* What you need to do:
Skip the pictures, please, and write out exactly the lines from the opening of the data through the line containing "YAxis, ReferenceLine, ReferenceDot".
============
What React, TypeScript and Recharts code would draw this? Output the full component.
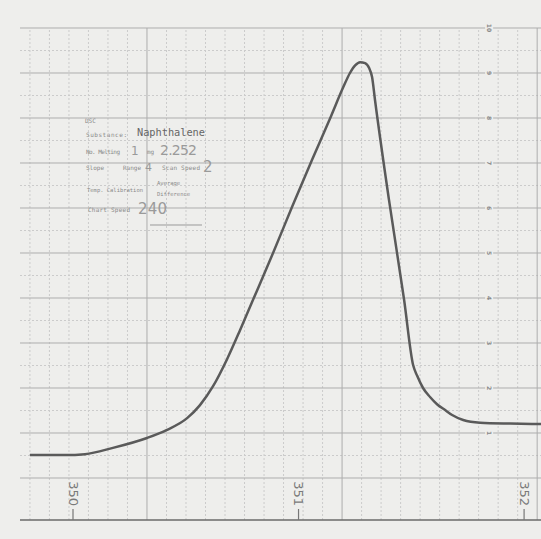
import { LineChart, Line, XAxis, YAxis, ReferenceLine, ReferenceDot } from 'recharts'

// temperature (K)
const temps = [
  349.809, 349.965, 350.053, 350.177, 350.328, 350.417, 350.506, 350.563, 350.621, 350.683,
  350.741, 350.794, 350.887, 350.971, 351.06, 351.144, 351.197, 351.228, 351.251, 351.273,
  351.295, 351.313, 351.326, 351.339, 351.401, 351.468, 351.508, 351.526, 351.552, 351.583,
  351.614, 351.65, 351.681, 351.73, 351.805, 351.938, 352.075,
]
// pen deflection in chart divisions
const deflection = [
  0.51, 0.51, 0.53, 0.67, 0.89, 1.07, 1.33, 1.62, 2.04, 2.64,
  3.29, 3.91, 5.0, 6.02, 7.07, 8.04, 8.67, 9.0, 9.17, 9.24,
  9.22, 9.11, 8.91, 8.4, 6.18, 3.96, 2.51, 2.27, 2.0, 1.8,
  1.64, 1.51, 1.4, 1.29, 1.23, 1.21, 1.2,
]
const tempTicks = [350, 351, 352]
const divisionTicks = [1, 2, 3, 4, 5, 6, 7, 8, 9, 10]
const divisionLabels = ['1', '2', '3', '4', '5', '6', '7', '8', '9', '10']

const data = temps.map((t, i) => ({ t, v: deflection[i] }))

const X_MIN = 349.765
const X_MAX = 352.075
const Y_MIN = -0.9333
const Y_MAX = 10
const LABEL_T = 351.845

// chart paper grid (not aligned with temperature)
const GRID_MAJOR_X = [350.328, 351.193, 352.058]
const GRID_STEP_X = (GRID_MAJOR_X[1] - GRID_MAJOR_X[0]) / 10
const minorX: number[] = []
for (let k = -6; k <= 20; k++) {
  const t = GRID_MAJOR_X[0] + k * GRID_STEP_X
  if (k % 10 !== 0 && t > X_MIN && t < X_MAX) minorX.push(t)
}
const majorY = [0, 1, 2, 3, 4, 5, 6, 7, 8, 9, 10]
const minorY = majorY.slice(0, -1).map(v => v + 0.5)

const PAPER = '#eeeeec'
const INK = '#5a5a5a'

function TempTick({ x, y, payload }: any) {
  const ty = y - 14
  return (
    <g>
      <line x1={x} x2={x} y1={y - 11} y2={y} stroke="#777" strokeWidth={1.2} />
      <text
        x={x}
        y={ty}
        transform={`rotate(90 ${x} ${ty})`}
        textAnchor="end"
        dominantBaseline="central"
        fontFamily="DejaVu Sans"
        fontSize={13}
        fill="#7a7a7a"
      >
        {payload.value}
      </text>
    </g>
  )
}

function DivLabel({ cx, cy, label }: any) {
  return (
    <g>
      <rect x={cx - 4} y={cy - 5} width={8} height={10} fill={PAPER} />
      <text
        x={cx}
        y={cy}
        transform={`rotate(90 ${cx} ${cy})`}
        textAnchor="middle"
        dominantBaseline="central"
        fontFamily="DejaVu Sans"
        fontSize={6}
        fontWeight="bold"
        fill="#888"
      >
        {label}
      </text>
    </g>
  )
}

function Stamp() {
  const mono = 'DejaVu Sans Mono'
  const hand = 'DejaVu Sans'
  return (
    <svg width={541} height={539} style={{ position: 'absolute', left: 0, top: 0, pointerEvents: 'none' }}>
      <g fill="#8a8a8a" fontFamily={mono} fontSize={6}>
        <text x={85} y={123}>DSC</text>
        <text x={86} y={137} textLength={41}>Substance:</text>
        <text x={86} y={154} textLength={34}>No. Melting</text>
        <text x={147} y={154}>mg</text>
        <text x={86} y={170}>Slope</text>
        <text x={123} y={170}>Range</text>
        <text x={162} y={170} textLength={38}>Scan Speed</text>
        <text x={87} y={192} fontSize={5.5} textLength={56}>Temp. Calibration</text>
        <text x={157} y={185} fontSize={5.5}>Average</text>
        <text x={157} y={196} fontSize={5.5}>Difference</text>
        <text x={88} y={212} textLength={42}>Chart Speed</text>
      </g>
      <text x={137} y={136} fontFamily={mono} fontSize={10.3} fill="#666" textLength={68}>
        Naphthalene
      </text>
      <g fill="#9a9a9a" fontFamily={hand}>
        <text x={131} y={155} fontSize={12}>1</text>
        <text x={160} y={155} fontSize={14} textLength={37}>2.252</text>
        <text x={145} y={171} fontSize={11}>4</text>
        <text x={203} y={172} fontSize={15}>2</text>
        <text x={138} y={214} fontSize={15} textLength={29}>240</text>
      </g>
      <line x1={150} x2={202} y1={225} y2={225} stroke="#999" strokeWidth={1} />
    </svg>
  )
}

export default function App() {
  return (
    <div style={{ position: 'absolute', left: 0, top: 0, width: 541, height: 539, background: PAPER }}>
      <LineChart width={541} height={539} data={data} margin={{ top: 28, right: 0, bottom: 0, left: 20 }}>
        {minorX.map(t => (
          <ReferenceLine key={`mx${t}`} x={t} stroke="#cbcbcb" strokeDasharray="2 2" strokeWidth={1} />
        ))}
        {minorY.map(v => (
          <ReferenceLine key={`my${v}`} y={v} stroke="#cbcbcb" strokeDasharray="2 2" strokeWidth={1} />
        ))}
        {GRID_MAJOR_X.map(t => (
          <ReferenceLine key={`Mx${t}`} x={t} stroke="#adadad" strokeWidth={1} />
        ))}
        {majorY.map(v => (
          <ReferenceLine key={`My${v}`} y={v} stroke="#adadad" strokeWidth={1} />
        ))}
        {divisionTicks.map((v, i) => (
          <ReferenceDot
            key={`lab${v}`}
            x={LABEL_T}
            y={v}
            r={4}
            shape={(p: any) => <DivLabel cx={p.cx} cy={p.cy} label={divisionLabels[i]} />}
          />
        ))}
        <XAxis
          dataKey="t"
          type="number"
          domain={[X_MIN, X_MAX]}
          allowDataOverflow
          ticks={tempTicks}
          height={19}
          tickSize={0}
          tickMargin={0}
          tickLine={false}
          axisLine={{ stroke: '#6a6a6a', strokeWidth: 1.6 }}
          tick={<TempTick />}
        />
        <YAxis type="number" domain={[Y_MIN, Y_MAX]} allowDataOverflow hide />
        <Line
          type="monotone"
          dataKey="v"
          stroke={INK}
          strokeWidth={2.5}
          dot={false}
          isAnimationActive={false}
        />
      </LineChart>
      <Stamp />
    </div>
  )
}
============
* Solution to this problem:
What React, TypeScript and Recharts code would draw this? Output the full component.
import { LineChart, Line, XAxis, YAxis, ReferenceLine, ReferenceDot } from 'recharts'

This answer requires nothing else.